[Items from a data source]
▼▼▼

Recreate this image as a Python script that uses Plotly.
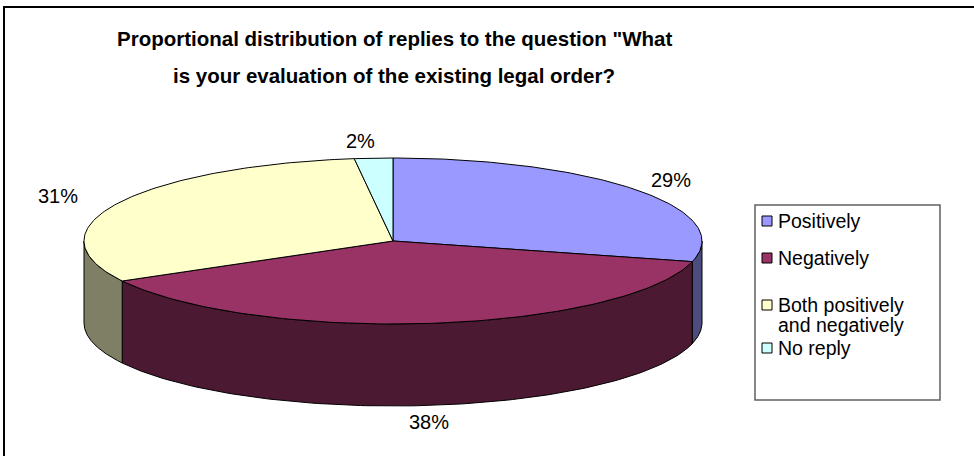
import numpy as np
import plotly.graph_objects as go

# Survey data
categories = ["Positively", "Negatively", "Both positively and negatively", "No reply"]
legend_text = ["Positively", "Negatively", "Both positively<br>and negatively", "No reply"]
shares = [29, 38, 31, 2]
top_colors = ["#9999FF", "#993366", "#FFFFCC", "#CCFFFF"]
title_lines = [
    'Proportional distribution of replies to the question "What',
    "is your evaluation of the existing legal order?",
]

W, H = 974, 456
FONT = "Arial, Liberation Sans, sans-serif"

# Pie geometry (pixel space, y grows downward)
CX, CY, RX, RY, DEPTH = 393, 241, 309, 83, 82
# Ellipse on which the percentage labels are centred
LCX, LRX, LRY = CX - 10, 365, 100


def shade(hex_color, f=0.5):
    h = hex_color.lstrip("#")
    r, g, b = (int(h[i:i + 2], 16) for i in (0, 2, 4))
    return "#{:02X}{:02X}{:02X}".format(int(r * f), int(g * f), int(b * f))


def arc(a0, a1, dy=0.0, n=120):
    """Points on the pie rim; angles in degrees, clockwise from 12 o'clock."""
    t = np.radians(np.linspace(a0, a1, n))
    return list(CX + RX * np.sin(t)), list(CY - RY * np.cos(t) + dy)


total = float(sum(shares))
bounds = np.concatenate([[0.0], np.cumsum(shares) / total * 360.0])

fig = go.Figure()

# Side walls (only the front half of the rim is visible)
for i, c in enumerate(top_colors):
    a0, a1 = max(bounds[i], 90.0), min(bounds[i + 1], 270.0)
    if a1 <= a0:
        continue
    xt, yt = arc(a0, a1)
    xb, yb = arc(a1, a0, DEPTH)
    fig.add_trace(go.Scatter(
        x=xt + xb + [xt[0]], y=yt + yb + [yt[0]],
        mode="lines", fill="toself", fillcolor=shade(c),
        line=dict(color="black", width=1),
        hoverinfo="skip", showlegend=False,
    ))

# Top faces of the slices
for i, c in enumerate(top_colors):
    xs, ys = arc(bounds[i], bounds[i + 1])
    fig.add_trace(go.Scatter(
        x=[CX] + xs + [CX], y=[CY] + ys + [CY],
        mode="lines", fill="toself", fillcolor=c,
        line=dict(color="black", width=1),
        name=categories[i], hoverinfo="skip", showlegend=False,
    ))

# Percentage labels placed outside the rim at each slice's mid-angle
for i, v in enumerate(shares):
    m = np.radians((bounds[i] + bounds[i + 1]) / 2)
    s, c = np.sin(m), np.cos(m)
    px = LCX + LRX * s
    py = CY - LRY * c + (DEPTH if c < 0 else 0)
    fig.add_annotation(
        x=px, y=py, text=f"{v}%", showarrow=False,
        xanchor="center", yanchor="middle",
        font=dict(family=FONT, size=20, color="black"),
    )

# Title
for k, line in enumerate(title_lines):
    fig.add_annotation(
        x=394, y=38 + 37 * k, text=f"<b>{line}</b>", showarrow=False,
        xanchor="center", yanchor="middle",
        font=dict(family=FONT, size=20.5, color="black"),
    )

# Legend
LX0, LY0, LX1, LY1 = 755, 205, 940, 400
LINE_GAP = 20
fig.add_shape(type="rect", x0=LX0, y0=LY0, x1=LX1, y1=LY1,
              line=dict(color="#606060", width=1.5), fillcolor="white", layer="below")
legend_y = [221, 258, 305, 348]
fig.add_trace(go.Scatter(
    x=[LX0 + 12] * len(top_colors), y=legend_y, mode="markers",
    marker=dict(symbol="square", size=10, color=top_colors,
                line=dict(color="black", width=1)),
    hoverinfo="skip", showlegend=False,
))
for yv, txt in zip(legend_y, legend_text):
    for j, part in enumerate(txt.split("<br>")):
        fig.add_annotation(
            x=LX0 + 21, y=yv + j * LINE_GAP, text=part, showarrow=False,
            xanchor="left", yanchor="middle", align="left",
            font=dict(family=FONT, size=19.5, color="black"),
        )

# Chart-area frame
fig.add_shape(type="rect", x0=4, y0=7, x1=W + 5, y1=H + 5,
              line=dict(color="black", width=2), layer="above")

fig.update_xaxes(range=[0, W], visible=False, fixedrange=True)
fig.update_yaxes(range=[H, 0], visible=False, fixedrange=True)
fig.update_layout(
    width=W, height=H, margin=dict(l=0, r=0, t=0, b=0),
    paper_bgcolor="white", plot_bgcolor="white", showlegend=False,
)

fig.write_html("out.html")
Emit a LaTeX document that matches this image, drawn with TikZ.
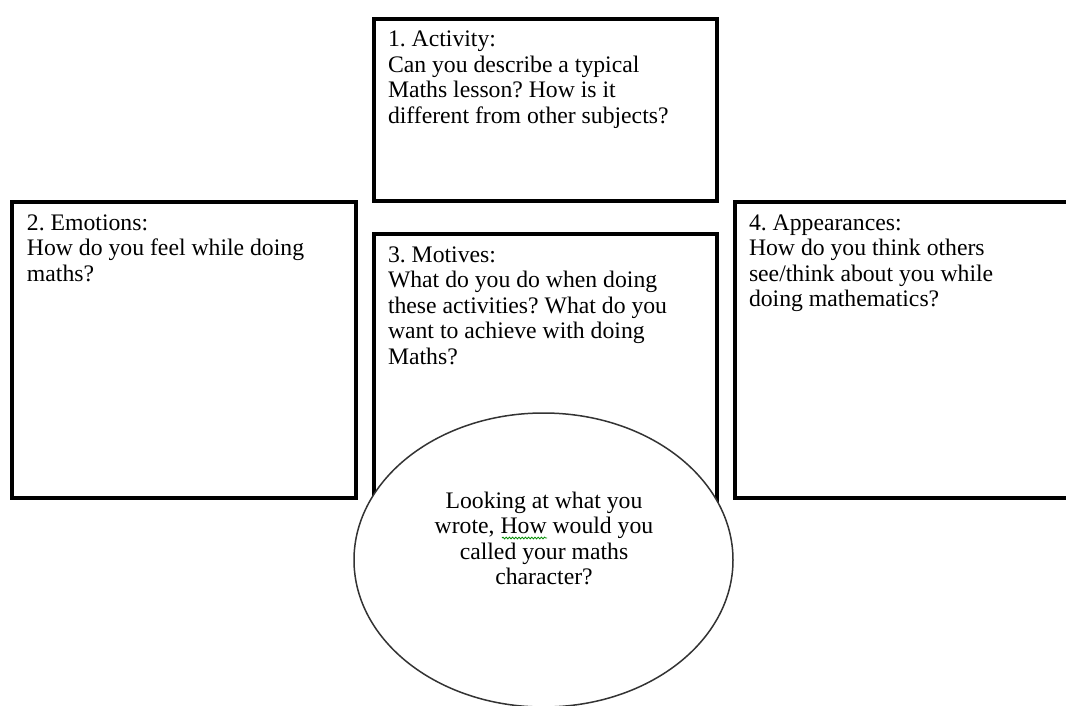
\documentclass[tikz,border=0pt]{standalone}
\usepackage{fontspec}
\setmainfont{Liberation Serif}
\usetikzlibrary{shapes.geometric,decorations.pathmorphing}
\frenchspacing

\tikzset{
  panel/.style={draw=black, line width=4pt, fill=white, rectangle, inner sep=0pt,
    anchor=north west},
  prompt/.style={inner sep=0pt, outer sep=0pt, align=left, anchor=north west,
    font=\fontsize{23.7}{25.5}\selectfont, text=black},
  bubble/.style={ellipse, draw=black!80, line width=1.5pt, fill=white, inner sep=0pt,
    minimum width=379pt, minimum height=294pt},
  bubbletext/.style={inner sep=0pt, outer sep=0pt, align=center, anchor=north,
    font=\fontsize{23.7}{25.3}\selectfont, text=black},
  spellmark/.style={draw=green!55!black, line width=0.8pt, decorate,
    decoration={snake, amplitude=0.9pt, segment length=3.2pt}}
}
% first-line strut so that each text block hangs 16pt above its first baseline
\newcommand\firststrut{\rule{0pt}{16pt}}

\begin{document}
\begin{tikzpicture}[x=1pt, y=-1pt]
  \path[use as bounding box, fill=white] (0,0) rectangle (1066,706);
  \clip (0,0) rectangle (1066,706);

  % the four question panels
  \node[panel, minimum width=343.3pt, minimum height=182pt] (activity) at (372,17) {};
  \node[panel, minimum width=343.7pt, minimum height=295.7pt] (emotions) at (10.3,200.3) {};
  \node[panel, minimum width=343.3pt, minimum height=300pt] (motives) at (372,232) {};
  \node[panel, minimum width=350pt, minimum height=295.7pt] (appearances) at (733,200.3) {};

  % panel texts
  \node[prompt] (activitytext) at (388,31) {\firststrut 1. Activity:\\
    Can you describe a typical\\ Maths lesson? How is it\\ different from other subjects?};
  \node[prompt] (emotionstext) at (27,214) {\firststrut 2. Emotions:\\
    How do you feel while doing\\ maths?};
  \node[prompt] (motivestext) at (388,246) {\firststrut 3. Motives:\\
    What do you do when doing\\ these activities? What do you\\
    want to achieve with doing\\ Maths?};
  \node[prompt] (appearancestext) at (749,214) {\firststrut 4. Appearances:\\
    How do you think others\\ see/think about you while\\ doing mathematics?};

  % central character bubble
  \node[bubble] (character) at (543.5,560) {};
  \node[bubbletext] (charactertext) at (544,492) {\firststrut Looking at what you\\
    wrote, How would you\\ called your maths\\ character?};

  % spell-check squiggle under "How"
  \coordinate (squigA) at (502,538);
  \coordinate (squigB) at (547,538);
  \draw[spellmark] (squigA) -- (squigB);
\end{tikzpicture}
\end{document}
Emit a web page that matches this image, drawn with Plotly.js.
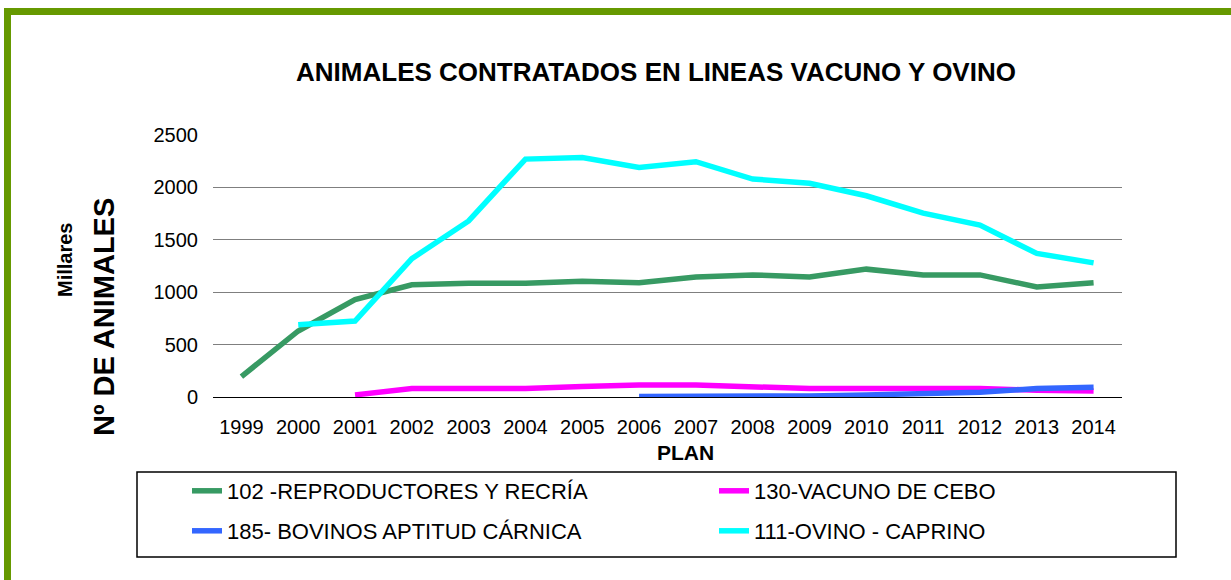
<!DOCTYPE html>
<html>
<head>
<meta charset="utf-8">
<script src="https://cdn.plot.ly/plotly-3.0.1.min.js"></script>
<style>
  body { margin: 0; background: #fff; }
  #frame { position: absolute; left: 4px; top: 8px; width: 1227px; height: 572px;
           border-left: 7px solid #669900; border-top: 7px solid #669900;
           box-sizing: border-box; pointer-events: none; z-index: 5; }
  #plot { position: absolute; left: 0; top: 0; width: 1231px; height: 580px; }
</style>
</head>
<body>
<div id="plot"></div>
<div id="frame"></div>
<script>
// Years on the x axis (PLAN)
const YEARS = ['1999','2000','2001','2002','2003','2004','2005','2006',
               '2007','2008','2009','2010','2011','2012','2013','2014'];

// Values in thousands of animals, null where a line has no point
const REPRODUCTORES = [195, 630, 930, 1070, 1085, 1085, 1105, 1090,
                       1145, 1165, 1145, 1220, 1165, 1165, 1050, 1090];
const VACUNO_CEBO = [null, null, 20, 80, 80, 80, 100, 115,
                     115, 95, 80, 80, 80, 80, 65, 58];
const BOVINOS_CARNICA = [null, null, null, null, null, null, null, 5,
                         5, 5, 10, 20, 30, 45, 80, 92];
const OVINO_CAPRINO = [null, 690, 725, 1320, 1680, 2270, 2285, 2190,
                       2245, 2080, 2040, 1920, 1755, 1640, 1370, 1280];

const FONT = 'Liberation Sans, Arial, sans-serif';

// plot area in pixels, used to turn pixel spots into paper coords
const PLOT_L = 213, PLOT_W = 909, PLOT_B = 397, PLOT_H = 262;
function PX(x) { return (x - PLOT_L) / PLOT_W; }
function PY(y) { return (PLOT_B - y) / PLOT_H; }

function Line(name, y, color, legend) {
  return {
    x: YEARS, y: y, name: name, type: 'scatter', mode: 'lines',
    line: {color: color, width: 5.5}, legend: legend, hoverinfo: 'x+y+name'
  };
}

const traces = [
  Line('102 -REPRODUCTORES Y RECRÍA', REPRODUCTORES, '#379a63', 'legend'),
  Line('130-VACUNO DE CEBO', VACUNO_CEBO, '#ff00ff', 'legend2'),
  Line('185- BOVINOS APTITUD CÁRNICA', BOVINOS_CARNICA, '#3366ff', 'legend3'),
  Line('111-OVINO - CAPRINO', OVINO_CAPRINO, '#00ffff', 'legend4'),
];

// one legend per entry so the 2x2 grid sits where the reference has it
function Legend(x, y) {
  return {
    orientation: 'h', xanchor: 'left', yanchor: 'middle', x: PX(x), y: PY(y),
    bgcolor: 'rgba(0,0,0,0)', borderwidth: 0,
    font: {family: FONT, size: 22, color: '#000'}
  };
}

const LAYOUT = {
  width: 1231, height: 580,
  margin: {l: PLOT_L, r: 1231 - PLOT_L - PLOT_W, t: 135, b: 580 - PLOT_B},
  paper_bgcolor: '#fff', plot_bgcolor: '#fff',
  font: {family: FONT, color: '#000'},
  title: {text: '<b>ANIMALES CONTRATADOS EN LINEAS VACUNO Y OVINO</b>',
          font: {family: FONT, size: 26, color: '#000'},
          x: 656 / 1231, xanchor: 'center', y: 1 - 72 / 580, yanchor: 'middle'},
  xaxis: {type: 'category', range: [-0.5, 15.5], showgrid: false,
          zeroline: false, showline: false, ticks: '', ticklabelstandoff: 16,
          tickfont: {family: FONT, size: 20, color: '#000'}},
  yaxis: {range: [0, 2500], tickvals: [0, 500, 1000, 1500, 2000, 2500],
          showgrid: true, gridcolor: '#7f7f7f', gridwidth: 1,
          zeroline: true, zerolinecolor: '#000', zerolinewidth: 1,
          ticks: '', ticklabelstandoff: 14,
          tickfont: {family: FONT, size: 20, color: '#000'}},
  showlegend: true,
  legend: Legend(187, 491),
  legend2: Legend(714, 491),
  legend3: Legend(187, 531),
  legend4: Legend(714, 531),
  shapes: [{
    type: 'rect', xref: 'paper', yref: 'paper',
    x0: PX(137), x1: PX(1176), y0: PY(557), y1: PY(472),
    line: {color: '#000', width: 1.5}, fillcolor: 'rgba(0,0,0,0)'
  }],
  annotations: [
    {text: '<b>Nº DE ANIMALES</b>', xref: 'paper', yref: 'paper',
     x: PX(104), y: PY(317), xanchor: 'center', yanchor: 'middle', textangle: -90,
     showarrow: false, font: {family: FONT, size: 29, color: '#000'}},
    {text: '<b>Millares</b>', xref: 'paper', yref: 'paper',
     x: PX(65), y: PY(260), xanchor: 'center', yanchor: 'middle', textangle: -90,
     showarrow: false, font: {family: FONT, size: 20, color: '#000'}},
    {text: '<b>PLAN</b>', xref: 'paper', yref: 'paper',
     x: PX(685), y: PY(452), xanchor: 'center', yanchor: 'middle',
     showarrow: false, font: {family: FONT, size: 21, color: '#000'}},
  ],
};

Plotly.newPlot('plot', traces, LAYOUT, {displayModeBar: false, staticPlot: true});
</script>
</body>
</html>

▲▲▲

• PROBLEM TO WORK ON
From the opening line of the listing above through the line bearing "fig = go.Figure()", repeat each line exactly. Drop every picture.

• THE SOLUTION
Recreate this image as a Python script that uses Plotly.
import numpy as np
import plotly.graph_objects as go

# Survey data
categories = ["Positively", "Negatively", "Both positively and negatively", "No reply"]
legend_text = ["Positively", "Negatively", "Both positively<br>and negatively", "No reply"]
shares = [29, 38, 31, 2]
top_colors = ["#9999FF", "#993366", "#FFFFCC", "#CCFFFF"]
title_lines = [
    'Proportional distribution of replies to the question "What',
    "is your evaluation of the existing legal order?",
]

W, H = 974, 456
FONT = "Arial, Liberation Sans, sans-serif"

# Pie geometry (pixel space, y grows downward)
CX, CY, RX, RY, DEPTH = 393, 241, 309, 83, 82
# Ellipse on which the percentage labels are centred
LCX, LRX, LRY = CX - 10, 365, 100


def shade(hex_color, f=0.5):
    h = hex_color.lstrip("#")
    r, g, b = (int(h[i:i + 2], 16) for i in (0, 2, 4))
    return "#{:02X}{:02X}{:02X}".format(int(r * f), int(g * f), int(b * f))


def arc(a0, a1, dy=0.0, n=120):
    """Points on the pie rim; angles in degrees, clockwise from 12 o'clock."""
    t = np.radians(np.linspace(a0, a1, n))
    return list(CX + RX * np.sin(t)), list(CY - RY * np.cos(t) + dy)


total = float(sum(shares))
bounds = np.concatenate([[0.0], np.cumsum(shares) / total * 360.0])

fig = go.Figure()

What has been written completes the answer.